According to Gubb, Dion never requested a donation to the Ford Center and Fox was never planning to become involved. Instead, Gubb said, he found out Tonken used the $50,000 Dion donation to cover a previous commitment to the Ford Center from an earlier charity event. The incident figures in the attorney general's suit.

"From my experience he's a professional con man who robs the public under the pretense of doing good for charitable events," Gubb said.

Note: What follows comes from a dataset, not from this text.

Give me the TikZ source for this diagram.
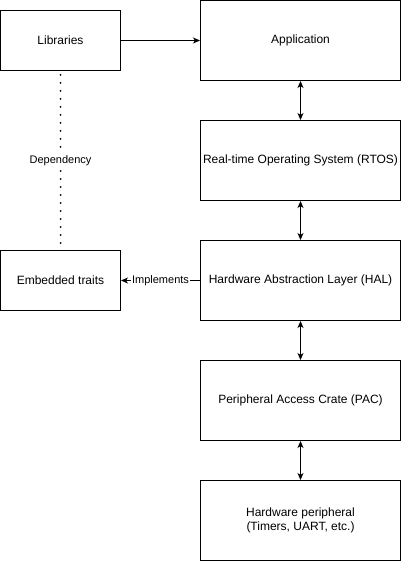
\documentclass[tikz,border=0pt]{standalone}
\usepackage{fontspec}
\setmainfont{Liberation Sans}
\usetikzlibrary{arrows.meta}
\begin{document}
\begin{tikzpicture}[x=1pt,y=-1pt,
  box/.style={draw,line width=1pt,inner sep=0pt,font=\fontsize{12}{14}\selectfont,align=center},
  conn/.style={line width=1pt,-{Stealth[length=7pt,width=6pt,inset=2pt]}},
  bconn/.style={line width=1pt,{Stealth[length=7pt,width=6pt,inset=2pt]}-{Stealth[length=7pt,width=6pt,inset=2pt]}},
  lbl/.style={fill=white,inner sep=1pt,font=\fontsize{11}{13}\selectfont}]
\useasboundingbox (-0.5,-0.5) rectangle (400.5,560.5);
\node[box,minimum width=120pt,minimum height=60pt] (lib) at (60,40) {Libraries};
\node[box,minimum width=120pt,minimum height=60pt] (emb) at (60,280) {Embedded traits};
\node[box,minimum width=200pt,minimum height=80pt] (app) at (300,40) {Application};
\node[box,minimum width=200pt,minimum height=80pt] (rtos) at (300,160) {Real-time Operating System (RTOS)};
\node[box,minimum width=200pt,minimum height=80pt] (hal) at (300,280) {Hardware Abstraction Layer (HAL)};
\node[box,minimum width=200pt,minimum height=80pt] (pac) at (300,400) {Peripheral Access Crate (PAC)};
\node[box,minimum width=200pt,minimum height=80pt] (hw) at (300,520) {Hardware peripheral\\(Timers, UART, etc.)};
\draw[conn] (lib) -- (app);
\draw[bconn] (app) -- (rtos);
\draw[bconn] (rtos) -- (hal);
\draw[bconn] (hal) -- (pac);
\draw[bconn] (pac) -- (hw);
\draw[conn] (hal) -- node[lbl] {Implements} (emb);
\draw[line width=2pt,dash pattern=on 0pt off 8pt,line cap=round,shorten <=4pt] (lib) -- node[lbl] {Dependency} (emb);
\end{tikzpicture}
\end{document}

A review of court records shows that Tonken has been named a defendant in roughly three dozen civil suits in Los Angeles Superior Court since 1994, some of which ended in judgments against him. In 1998, he also filed a Chapter 7 bankruptcy case -- eventually dismissed -- listing liabilities of $6.5 million and assets of just $217,100.

People who have dealt with Tonken say he worked hard to create an aura of success despite his unpolished appearance. They describe him as a large, nervous, sometimes awkward person -- "a schlub," said one ally -- who was quick to pick up dinner tabs and spend freely when he had cash.